_What the task requires_
Take all the material and copy it exactly.

★ ★ ★

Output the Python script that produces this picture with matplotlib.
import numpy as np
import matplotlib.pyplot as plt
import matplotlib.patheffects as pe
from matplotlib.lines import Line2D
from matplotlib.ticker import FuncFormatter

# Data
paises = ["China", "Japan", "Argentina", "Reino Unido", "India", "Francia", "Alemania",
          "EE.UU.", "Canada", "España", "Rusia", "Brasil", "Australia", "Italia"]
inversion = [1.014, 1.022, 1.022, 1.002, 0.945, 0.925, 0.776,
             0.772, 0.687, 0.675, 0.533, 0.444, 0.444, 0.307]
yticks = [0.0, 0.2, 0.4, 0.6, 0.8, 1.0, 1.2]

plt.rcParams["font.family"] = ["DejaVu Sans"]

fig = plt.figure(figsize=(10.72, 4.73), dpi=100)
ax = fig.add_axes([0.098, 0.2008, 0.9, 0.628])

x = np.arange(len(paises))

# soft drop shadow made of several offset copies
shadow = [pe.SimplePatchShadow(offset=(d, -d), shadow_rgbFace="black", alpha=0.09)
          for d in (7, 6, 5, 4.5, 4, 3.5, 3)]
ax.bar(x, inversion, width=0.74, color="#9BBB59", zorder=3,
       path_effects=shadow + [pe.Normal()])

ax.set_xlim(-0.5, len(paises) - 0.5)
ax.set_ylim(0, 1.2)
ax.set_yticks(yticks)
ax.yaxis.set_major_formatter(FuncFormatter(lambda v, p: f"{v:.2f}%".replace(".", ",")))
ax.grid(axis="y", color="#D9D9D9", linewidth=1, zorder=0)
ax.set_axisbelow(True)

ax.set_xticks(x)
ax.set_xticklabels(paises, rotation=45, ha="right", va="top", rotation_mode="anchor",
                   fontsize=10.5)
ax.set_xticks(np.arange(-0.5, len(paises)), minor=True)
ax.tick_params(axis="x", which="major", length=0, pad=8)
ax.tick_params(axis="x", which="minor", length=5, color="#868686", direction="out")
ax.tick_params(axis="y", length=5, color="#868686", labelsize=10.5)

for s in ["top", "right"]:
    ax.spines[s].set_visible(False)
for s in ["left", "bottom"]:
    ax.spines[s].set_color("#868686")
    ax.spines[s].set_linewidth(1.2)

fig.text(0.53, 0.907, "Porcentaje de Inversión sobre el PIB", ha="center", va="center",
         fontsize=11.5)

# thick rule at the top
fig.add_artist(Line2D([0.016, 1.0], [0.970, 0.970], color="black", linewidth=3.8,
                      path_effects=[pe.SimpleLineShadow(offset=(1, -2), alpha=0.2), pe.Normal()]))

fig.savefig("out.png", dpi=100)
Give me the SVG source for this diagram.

★ ★ ★

_Final answer_
Output the Python script that produces this picture with matplotlib.
import numpy as np
import matplotlib.pyplot as plt
import matplotlib.patheffects as pe
from matplotlib.lines import Line2D
from matplotlib.ticker import FuncFormatter

# Data
paises = ["China", "Japan", "Argentina", "Reino Unido", "India", "Francia", "Alemania",
          "EE.UU.", "Canada", "España", "Rusia", "Brasil", "Australia", "Italia"]
inversion = [1.014, 1.022, 1.022, 1.002, 0.945, 0.925, 0.776,
             0.772, 0.687, 0.675, 0.533, 0.444, 0.444, 0.307]
yticks = [0.0, 0.2, 0.4, 0.6, 0.8, 1.0, 1.2]

plt.rcParams["font.family"] = ["DejaVu Sans"]

fig = plt.figure(figsize=(10.72, 4.73), dpi=100)
ax = fig.add_axes([0.098, 0.2008, 0.9, 0.628])

x = np.arange(len(paises))

# soft drop shadow made of several offset copies
shadow = [pe.SimplePatchShadow(offset=(d, -d), shadow_rgbFace="black", alpha=0.09)
          for d in (7, 6, 5, 4.5, 4, 3.5, 3)]
ax.bar(x, inversion, width=0.74, color="#9BBB59", zorder=3,
       path_effects=shadow + [pe.Normal()])

ax.set_xlim(-0.5, len(paises) - 0.5)
ax.set_ylim(0, 1.2)
ax.set_yticks(yticks)
ax.yaxis.set_major_formatter(FuncFormatter(lambda v, p: f"{v:.2f}%".replace(".", ",")))
ax.grid(axis="y", color="#D9D9D9", linewidth=1, zorder=0)
ax.set_axisbelow(True)

ax.set_xticks(x)
ax.set_xticklabels(paises, rotation=45, ha="right", va="top", rotation_mode="anchor",
                   fontsize=10.5)
ax.set_xticks(np.arange(-0.5, len(paises)), minor=True)
ax.tick_params(axis="x", which="major", length=0, pad=8)
ax.tick_params(axis="x", which="minor", length=5, color="#868686", direction="out")
ax.tick_params(axis="y", length=5, color="#868686", labelsize=10.5)

for s in ["top", "right"]:
    ax.spines[s].set_visible(False)
for s in ["left", "bottom"]:
    ax.spines[s].set_color("#868686")
    ax.spines[s].set_linewidth(1.2)

fig.text(0.53, 0.907, "Porcentaje de Inversión sobre el PIB", ha="center", va="center",
         fontsize=11.5)

# thick rule at the top
fig.add_artist(Line2D([0.016, 1.0], [0.970, 0.970], color="black", linewidth=3.8,
                      path_effects=[pe.SimpleLineShadow(offset=(1, -2), alpha=0.2), pe.Normal()]))

fig.savefig("out.png", dpi=100)
Give me the SVG source for this diagram.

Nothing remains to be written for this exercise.